### Exercise description
Copy out every line exactly, passing over the pictures.

### Data block

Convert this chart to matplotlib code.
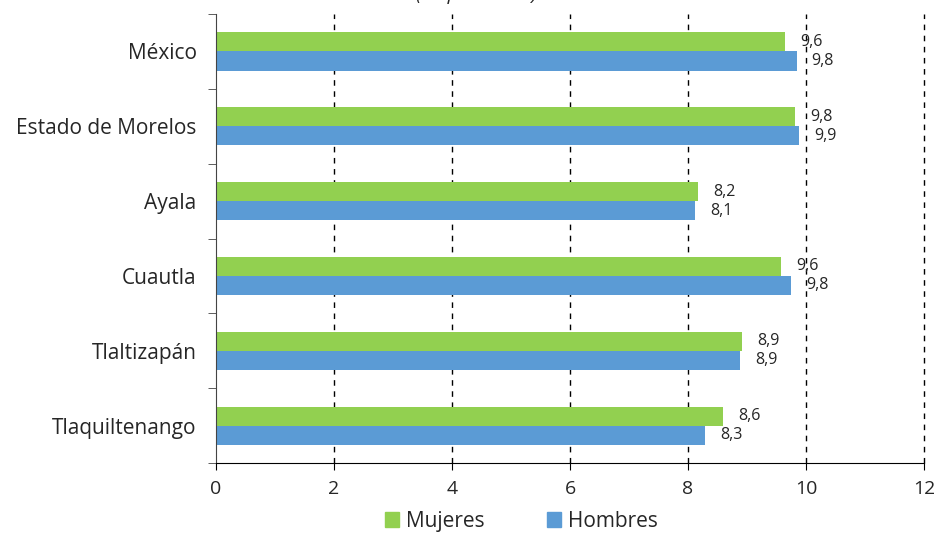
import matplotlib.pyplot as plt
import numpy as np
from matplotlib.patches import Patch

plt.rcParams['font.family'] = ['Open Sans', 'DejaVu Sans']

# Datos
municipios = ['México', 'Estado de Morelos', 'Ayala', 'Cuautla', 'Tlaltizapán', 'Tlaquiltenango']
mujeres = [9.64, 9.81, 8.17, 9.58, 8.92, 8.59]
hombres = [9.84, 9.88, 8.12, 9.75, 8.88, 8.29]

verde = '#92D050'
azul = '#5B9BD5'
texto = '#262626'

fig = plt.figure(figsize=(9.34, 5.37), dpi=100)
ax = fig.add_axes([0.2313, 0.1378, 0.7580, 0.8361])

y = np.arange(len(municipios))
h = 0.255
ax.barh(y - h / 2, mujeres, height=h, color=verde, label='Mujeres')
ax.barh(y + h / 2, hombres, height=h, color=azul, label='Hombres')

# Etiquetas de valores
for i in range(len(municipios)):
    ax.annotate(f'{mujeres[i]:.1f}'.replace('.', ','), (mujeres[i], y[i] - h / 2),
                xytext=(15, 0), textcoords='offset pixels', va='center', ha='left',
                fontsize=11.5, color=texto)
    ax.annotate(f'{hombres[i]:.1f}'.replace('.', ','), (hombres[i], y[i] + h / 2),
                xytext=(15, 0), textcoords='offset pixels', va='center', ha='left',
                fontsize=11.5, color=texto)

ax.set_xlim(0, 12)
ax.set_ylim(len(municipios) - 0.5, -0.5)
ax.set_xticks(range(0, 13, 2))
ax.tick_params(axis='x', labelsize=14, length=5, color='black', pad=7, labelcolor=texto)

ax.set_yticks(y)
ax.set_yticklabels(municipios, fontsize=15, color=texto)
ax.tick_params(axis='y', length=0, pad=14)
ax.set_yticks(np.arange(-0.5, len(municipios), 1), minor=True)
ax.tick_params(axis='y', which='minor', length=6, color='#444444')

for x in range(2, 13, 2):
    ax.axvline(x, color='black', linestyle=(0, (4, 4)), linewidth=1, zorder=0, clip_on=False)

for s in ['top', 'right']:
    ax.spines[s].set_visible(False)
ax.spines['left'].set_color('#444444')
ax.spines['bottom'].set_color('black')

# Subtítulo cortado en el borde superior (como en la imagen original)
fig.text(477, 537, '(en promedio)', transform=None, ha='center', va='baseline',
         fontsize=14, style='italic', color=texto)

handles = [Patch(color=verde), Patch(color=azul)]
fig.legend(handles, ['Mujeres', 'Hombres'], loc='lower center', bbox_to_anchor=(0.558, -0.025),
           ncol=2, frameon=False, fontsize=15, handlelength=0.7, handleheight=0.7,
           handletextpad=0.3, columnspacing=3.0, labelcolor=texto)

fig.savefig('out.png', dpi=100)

### Exercise result
Convert this chart to matplotlib code.
import matplotlib.pyplot as plt
import numpy as np
from matplotlib.patches import Patch

plt.rcParams['font.family'] = ['Open Sans', 'DejaVu Sans']

# Datos
municipios = ['México', 'Estado de Morelos', 'Ayala', 'Cuautla', 'Tlaltizapán', 'Tlaquiltenango']
mujeres = [9.64, 9.81, 8.17, 9.58, 8.92, 8.59]
hombres = [9.84, 9.88, 8.12, 9.75, 8.88, 8.29]

verde = '#92D050'
azul = '#5B9BD5'
texto = '#262626'

fig = plt.figure(figsize=(9.34, 5.37), dpi=100)
ax = fig.add_axes([0.2313, 0.1378, 0.7580, 0.8361])

y = np.arange(len(municipios))
h = 0.255
ax.barh(y - h / 2, mujeres, height=h, color=verde, label='Mujeres')
ax.barh(y + h / 2, hombres, height=h, color=azul, label='Hombres')

# Etiquetas de valores
for i in range(len(municipios)):
    ax.annotate(f'{mujeres[i]:.1f}'.replace('.', ','), (mujeres[i], y[i] - h / 2),
                xytext=(15, 0), textcoords='offset pixels', va='center', ha='left',
                fontsize=11.5, color=texto)
    ax.annotate(f'{hombres[i]:.1f}'.replace('.', ','), (hombres[i], y[i] + h / 2),
                xytext=(15, 0), textcoords='offset pixels', va='center', ha='left',
                fontsize=11.5, color=texto)

ax.set_xlim(0, 12)
ax.set_ylim(len(municipios) - 0.5, -0.5)
ax.set_xticks(range(0, 13, 2))
ax.tick_params(axis='x', labelsize=14, length=5, color='black', pad=7, labelcolor=texto)

ax.set_yticks(y)
ax.set_yticklabels(municipios, fontsize=15, color=texto)
ax.tick_params(axis='y', length=0, pad=14)
ax.set_yticks(np.arange(-0.5, len(municipios), 1), minor=True)
ax.tick_params(axis='y', which='minor', length=6, color='#444444')

for x in range(2, 13, 2):
    ax.axvline(x, color='black', linestyle=(0, (4, 4)), linewidth=1, zorder=0, clip_on=False)

for s in ['top', 'right']:
    ax.spines[s].set_visible(False)
ax.spines['left'].set_color('#444444')
ax.spines['bottom'].set_color('black')

# Subtítulo cortado en el borde superior (como en la imagen original)
fig.text(477, 537, '(en promedio)', transform=None, ha='center', va='baseline',
         fontsize=14, style='italic', color=texto)

handles = [Patch(color=verde), Patch(color=azul)]
fig.legend(handles, ['Mujeres', 'Hombres'], loc='lower center', bbox_to_anchor=(0.558, -0.025),
           ncol=2, frameon=False, fontsize=15, handlelength=0.7, handleheight=0.7,
           handletextpad=0.3, columnspacing=3.0, labelcolor=texto)

fig.savefig('out.png', dpi=100)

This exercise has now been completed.